Restate the material word for word and leave out anything that is a picture.
-.-.-
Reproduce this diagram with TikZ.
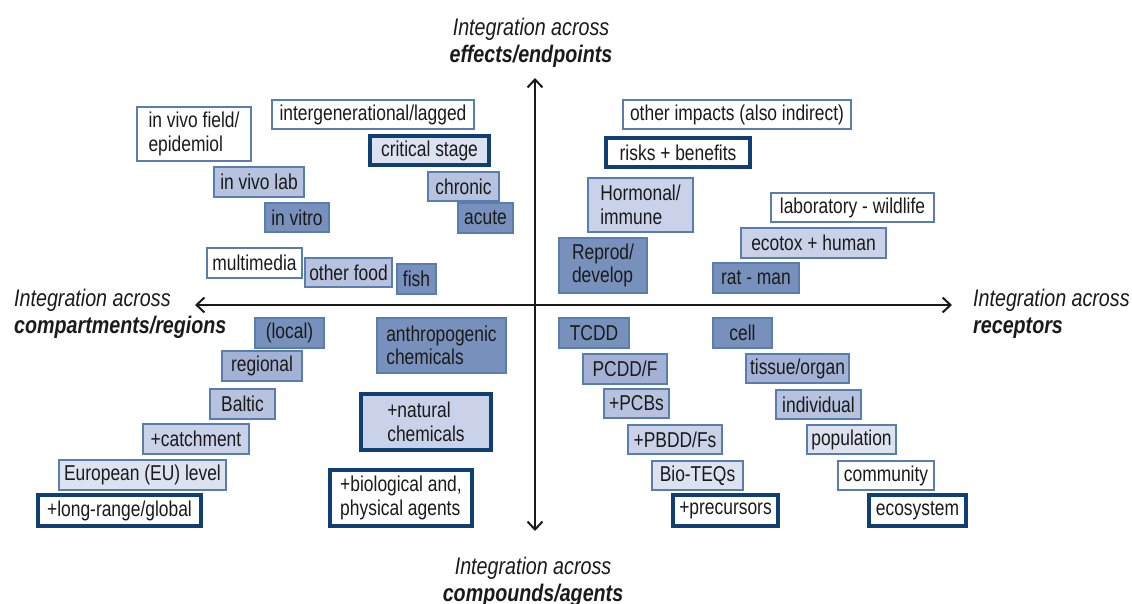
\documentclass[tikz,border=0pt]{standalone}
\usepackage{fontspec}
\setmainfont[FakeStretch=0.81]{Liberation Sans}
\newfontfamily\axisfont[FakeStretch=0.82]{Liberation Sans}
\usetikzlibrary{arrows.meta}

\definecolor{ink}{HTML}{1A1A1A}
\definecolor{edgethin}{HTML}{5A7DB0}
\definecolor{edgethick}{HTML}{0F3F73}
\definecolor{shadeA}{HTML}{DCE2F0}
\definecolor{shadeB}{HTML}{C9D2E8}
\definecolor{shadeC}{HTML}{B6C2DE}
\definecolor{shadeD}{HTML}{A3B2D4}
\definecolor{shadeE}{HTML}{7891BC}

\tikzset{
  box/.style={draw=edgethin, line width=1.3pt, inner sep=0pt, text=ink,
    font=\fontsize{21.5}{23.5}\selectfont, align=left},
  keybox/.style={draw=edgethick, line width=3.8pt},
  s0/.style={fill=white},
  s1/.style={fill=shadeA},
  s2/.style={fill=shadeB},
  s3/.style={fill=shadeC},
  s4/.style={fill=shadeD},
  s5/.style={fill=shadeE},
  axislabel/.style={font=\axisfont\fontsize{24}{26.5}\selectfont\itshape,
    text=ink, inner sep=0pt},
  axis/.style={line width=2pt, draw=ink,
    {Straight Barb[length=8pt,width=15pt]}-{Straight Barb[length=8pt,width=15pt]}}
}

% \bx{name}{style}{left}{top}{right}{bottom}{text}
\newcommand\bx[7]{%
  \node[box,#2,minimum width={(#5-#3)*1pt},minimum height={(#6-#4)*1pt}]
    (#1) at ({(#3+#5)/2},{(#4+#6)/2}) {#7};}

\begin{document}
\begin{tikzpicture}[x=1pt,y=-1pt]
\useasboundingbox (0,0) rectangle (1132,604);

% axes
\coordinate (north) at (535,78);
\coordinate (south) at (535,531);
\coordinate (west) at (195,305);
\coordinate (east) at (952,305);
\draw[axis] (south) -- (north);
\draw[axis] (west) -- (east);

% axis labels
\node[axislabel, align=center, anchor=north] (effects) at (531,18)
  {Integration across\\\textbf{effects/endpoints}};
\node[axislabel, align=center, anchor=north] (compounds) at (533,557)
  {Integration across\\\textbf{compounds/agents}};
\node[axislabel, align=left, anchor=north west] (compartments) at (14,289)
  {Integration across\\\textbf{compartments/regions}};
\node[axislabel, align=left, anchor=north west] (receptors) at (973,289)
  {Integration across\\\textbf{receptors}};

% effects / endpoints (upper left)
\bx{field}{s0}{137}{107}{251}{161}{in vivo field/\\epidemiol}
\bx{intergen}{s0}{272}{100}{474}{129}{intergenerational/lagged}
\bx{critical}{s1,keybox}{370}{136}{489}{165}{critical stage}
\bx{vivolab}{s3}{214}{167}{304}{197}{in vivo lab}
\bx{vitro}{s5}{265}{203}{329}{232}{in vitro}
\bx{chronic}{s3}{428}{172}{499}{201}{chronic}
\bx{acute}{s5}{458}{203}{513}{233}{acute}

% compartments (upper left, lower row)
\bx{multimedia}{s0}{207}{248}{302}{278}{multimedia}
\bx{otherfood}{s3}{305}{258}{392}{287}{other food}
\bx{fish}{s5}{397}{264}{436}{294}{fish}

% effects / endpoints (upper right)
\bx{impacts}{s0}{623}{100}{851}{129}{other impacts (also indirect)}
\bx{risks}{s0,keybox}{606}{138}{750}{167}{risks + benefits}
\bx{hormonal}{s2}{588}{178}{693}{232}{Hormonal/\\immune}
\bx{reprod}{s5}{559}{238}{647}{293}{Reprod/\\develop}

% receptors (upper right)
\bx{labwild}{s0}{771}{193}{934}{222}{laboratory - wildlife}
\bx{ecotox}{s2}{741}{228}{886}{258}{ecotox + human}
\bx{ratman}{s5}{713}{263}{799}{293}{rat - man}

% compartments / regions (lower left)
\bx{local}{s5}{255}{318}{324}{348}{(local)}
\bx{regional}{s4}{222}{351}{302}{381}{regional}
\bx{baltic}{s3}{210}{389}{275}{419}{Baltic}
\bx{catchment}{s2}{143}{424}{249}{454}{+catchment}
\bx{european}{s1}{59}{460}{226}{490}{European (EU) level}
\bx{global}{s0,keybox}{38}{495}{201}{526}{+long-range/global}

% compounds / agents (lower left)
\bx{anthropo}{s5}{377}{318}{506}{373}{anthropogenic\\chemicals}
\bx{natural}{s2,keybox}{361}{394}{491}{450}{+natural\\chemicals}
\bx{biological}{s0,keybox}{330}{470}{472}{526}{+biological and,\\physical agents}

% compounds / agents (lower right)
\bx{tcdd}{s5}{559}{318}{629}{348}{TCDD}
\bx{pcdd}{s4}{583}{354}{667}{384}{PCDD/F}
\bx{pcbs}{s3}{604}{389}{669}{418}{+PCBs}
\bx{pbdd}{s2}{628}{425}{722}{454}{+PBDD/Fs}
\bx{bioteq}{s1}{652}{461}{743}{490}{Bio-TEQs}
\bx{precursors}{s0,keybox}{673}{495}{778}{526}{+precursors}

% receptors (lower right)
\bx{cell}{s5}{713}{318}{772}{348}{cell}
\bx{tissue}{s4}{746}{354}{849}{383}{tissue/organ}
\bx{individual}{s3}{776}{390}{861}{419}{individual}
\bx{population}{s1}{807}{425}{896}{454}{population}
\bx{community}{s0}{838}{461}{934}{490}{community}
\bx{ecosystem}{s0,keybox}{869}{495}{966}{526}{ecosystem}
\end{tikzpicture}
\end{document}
-.-.-
[Result for this exercise]
Reproduce this diagram with TikZ.
\documentclass[tikz,border=0pt]{standalone}
\usepackage{fontspec}
\setmainfont[FakeStretch=0.81]{Liberation Sans}
\newfontfamily\axisfont[FakeStretch=0.82]{Liberation Sans}
\usetikzlibrary{arrows.meta}

\definecolor{ink}{HTML}{1A1A1A}
\definecolor{edgethin}{HTML}{5A7DB0}
\definecolor{edgethick}{HTML}{0F3F73}
\definecolor{shadeA}{HTML}{DCE2F0}
\definecolor{shadeB}{HTML}{C9D2E8}
\definecolor{shadeC}{HTML}{B6C2DE}
\definecolor{shadeD}{HTML}{A3B2D4}
\definecolor{shadeE}{HTML}{7891BC}

\tikzset{
  box/.style={draw=edgethin, line width=1.3pt, inner sep=0pt, text=ink,
    font=\fontsize{21.5}{23.5}\selectfont, align=left},
  keybox/.style={draw=edgethick, line width=3.8pt},
  s0/.style={fill=white},
  s1/.style={fill=shadeA},
  s2/.style={fill=shadeB},
  s3/.style={fill=shadeC},
  s4/.style={fill=shadeD},
  s5/.style={fill=shadeE},
  axislabel/.style={font=\axisfont\fontsize{24}{26.5}\selectfont\itshape,
    text=ink, inner sep=0pt},
  axis/.style={line width=2pt, draw=ink,
    {Straight Barb[length=8pt,width=15pt]}-{Straight Barb[length=8pt,width=15pt]}}
}

% \bx{name}{style}{left}{top}{right}{bottom}{text}
\newcommand\bx[7]{%
  \node[box,#2,minimum width={(#5-#3)*1pt},minimum height={(#6-#4)*1pt}]
    (#1) at ({(#3+#5)/2},{(#4+#6)/2}) {#7};}

\begin{document}
\begin{tikzpicture}[x=1pt,y=-1pt]
\useasboundingbox (0,0) rectangle (1132,604);

% axes
\coordinate (north) at (535,78);
\coordinate (south) at (535,531);
\coordinate (west) at (195,305);
\coordinate (east) at (952,305);
\draw[axis] (south) -- (north);
\draw[axis] (west) -- (east);

% axis labels
\node[axislabel, align=center, anchor=north] (effects) at (531,18)
  {Integration across\\\textbf{effects/endpoints}};
\node[axislabel, align=center, anchor=north] (compounds) at (533,557)
  {Integration across\\\textbf{compounds/agents}};
\node[axislabel, align=left, anchor=north west] (compartments) at (14,289)
  {Integration across\\\textbf{compartments/regions}};
\node[axislabel, align=left, anchor=north west] (receptors) at (973,289)
  {Integration across\\\textbf{receptors}};

% effects / endpoints (upper left)
\bx{field}{s0}{137}{107}{251}{161}{in vivo field/\\epidemiol}
\bx{intergen}{s0}{272}{100}{474}{129}{intergenerational/lagged}
\bx{critical}{s1,keybox}{370}{136}{489}{165}{critical stage}
\bx{vivolab}{s3}{214}{167}{304}{197}{in vivo lab}
\bx{vitro}{s5}{265}{203}{329}{232}{in vitro}
\bx{chronic}{s3}{428}{172}{499}{201}{chronic}
\bx{acute}{s5}{458}{203}{513}{233}{acute}

% compartments (upper left, lower row)
\bx{multimedia}{s0}{207}{248}{302}{278}{multimedia}
\bx{otherfood}{s3}{305}{258}{392}{287}{other food}
\bx{fish}{s5}{397}{264}{436}{294}{fish}

% effects / endpoints (upper right)
\bx{impacts}{s0}{623}{100}{851}{129}{other impacts (also indirect)}
\bx{risks}{s0,keybox}{606}{138}{750}{167}{risks + benefits}
\bx{hormonal}{s2}{588}{178}{693}{232}{Hormonal/\\immune}
\bx{reprod}{s5}{559}{238}{647}{293}{Reprod/\\develop}

% receptors (upper right)
\bx{labwild}{s0}{771}{193}{934}{222}{laboratory - wildlife}
\bx{ecotox}{s2}{741}{228}{886}{258}{ecotox + human}
\bx{ratman}{s5}{713}{263}{799}{293}{rat - man}

% compartments / regions (lower left)
\bx{local}{s5}{255}{318}{324}{348}{(local)}
\bx{regional}{s4}{222}{351}{302}{381}{regional}
\bx{baltic}{s3}{210}{389}{275}{419}{Baltic}
\bx{catchment}{s2}{143}{424}{249}{454}{+catchment}
\bx{european}{s1}{59}{460}{226}{490}{European (EU) level}
\bx{global}{s0,keybox}{38}{495}{201}{526}{+long-range/global}

% compounds / agents (lower left)
\bx{anthropo}{s5}{377}{318}{506}{373}{anthropogenic\\chemicals}
\bx{natural}{s2,keybox}{361}{394}{491}{450}{+natural\\chemicals}
\bx{biological}{s0,keybox}{330}{470}{472}{526}{+biological and,\\physical agents}

% compounds / agents (lower right)
\bx{tcdd}{s5}{559}{318}{629}{348}{TCDD}
\bx{pcdd}{s4}{583}{354}{667}{384}{PCDD/F}
\bx{pcbs}{s3}{604}{389}{669}{418}{+PCBs}
\bx{pbdd}{s2}{628}{425}{722}{454}{+PBDD/Fs}
\bx{bioteq}{s1}{652}{461}{743}{490}{Bio-TEQs}
\bx{precursors}{s0,keybox}{673}{495}{778}{526}{+precursors}

% receptors (lower right)
\bx{cell}{s5}{713}{318}{772}{348}{cell}
\bx{tissue}{s4}{746}{354}{849}{383}{tissue/organ}
\bx{individual}{s3}{776}{390}{861}{419}{individual}
\bx{population}{s1}{807}{425}{896}{454}{population}
\bx{community}{s0}{838}{461}{934}{490}{community}
\bx{ecosystem}{s0,keybox}{869}{495}{966}{526}{ecosystem}
\end{tikzpicture}
\end{document}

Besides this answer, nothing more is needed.